>> start

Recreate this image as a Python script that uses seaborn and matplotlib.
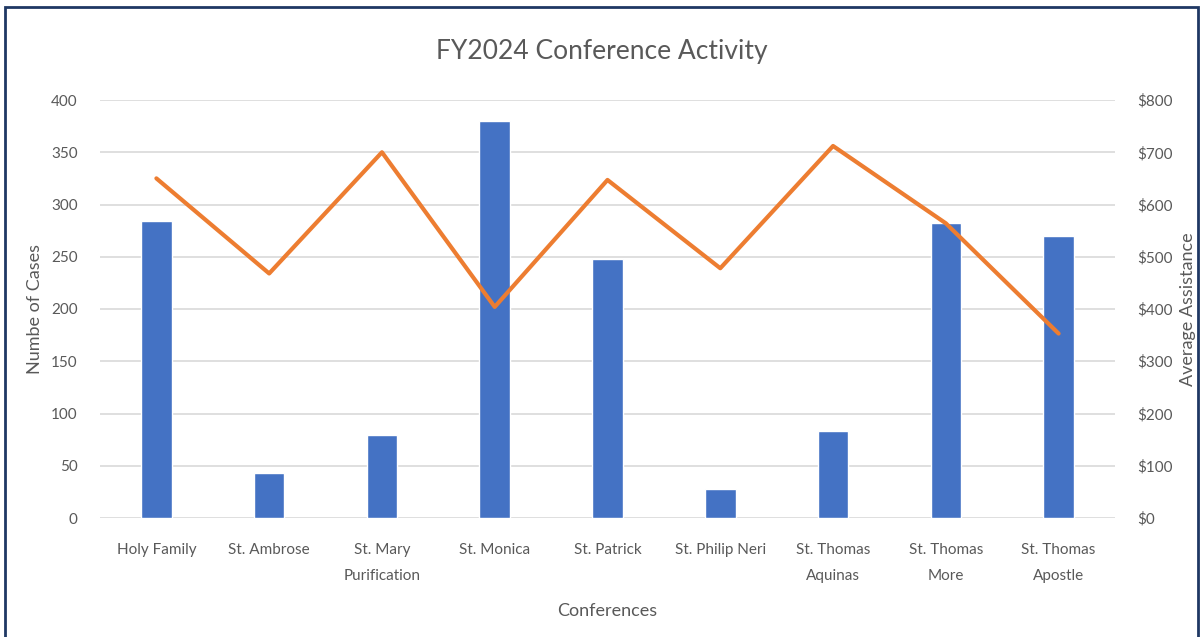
import pandas as pd
import matplotlib.pyplot as plt
import seaborn as sns
from matplotlib.patches import Rectangle
from matplotlib.ticker import FuncFormatter

conferences = ['Holy Family', 'St. Ambrose', 'St. Mary\nPurification', 'St. Monica', 'St. Patrick',
               'St. Philip Neri', 'St. Thomas\nAquinas', 'St. Thomas\nMore', 'St. Thomas\nApostle']
cases = [284, 43, 79, 380, 248, 28, 83, 282, 270]
avg_assist = [650, 468, 700, 404, 647, 478, 712, 564, 353]

df = pd.DataFrame({'Conference': conferences, 'Cases': cases, 'Assistance': avg_assist})

sns.set_style('white')
plt.rcParams['font.family'] = ['Lato', 'DejaVu Sans']
grey = '#595959'

fig = plt.figure(figsize=(12.04, 6.37), dpi=100)
ax = fig.add_axes([100/1204, 1-518/637, 1015/1204, 418/637])

sns.barplot(data=df, x='Conference', y='Cases', color='#4472C4', saturation=1, width=0.27, ax=ax, zorder=2)
ax.set_ylim(0, 400)
ax.set_xlim(-0.5, 8.5)
ax.set_yticks(range(0, 401, 50))
ax.grid(axis='y', color='#d9d9d9', linewidth=1.2, zorder=0)
ax.set_axisbelow(True)
for spine in ax.spines.values(): spine.set_visible(False)
ax.tick_params(axis='both', length=0, labelsize=11, labelcolor=grey)
ax.tick_params(axis='x', pad=18)
ax.tick_params(axis='y', pad=16)
ax.set_ylabel('Numbe of Cases', fontsize=13, color=grey, labelpad=6)
ax.set_xlabel('Conferences', fontsize=13, color=grey, labelpad=14)
for lbl in ax.get_xticklabels():
    lbl.set_linespacing(2.1)

ax2 = ax.twinx()
sns.lineplot(x=range(len(conferences)), y=avg_assist, color='#ED7D31', linewidth=3, ax=ax2)
ax2.set_ylim(0, 800)
ax2.set_yticks(range(0, 801, 100))
ax2.yaxis.set_major_formatter(FuncFormatter(lambda v, p: f'${int(v)}'))
for spine in ax2.spines.values(): spine.set_visible(False)
ax2.tick_params(axis='y', length=0, labelsize=11, labelcolor=grey, pad=16)
ax2.set_ylabel('Average Assistance', fontsize=13, color=grey, labelpad=5)
ax2.grid(False)

fig.text(0.5, 1-51/637, 'FY2024 Conference Activity', ha='center', va='center', fontsize=19, color=grey)
fig.patches.append(Rectangle((5/1204, -0.01), 1193/1204, 1-7/637+0.01, transform=fig.transFigure,
                             fill=False, edgecolor='#1f3864', linewidth=2))

fig.savefig('out.png', dpi=100)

>> end

Tally every line of the listing that holds the string "seaborn", then give the number by itself.

2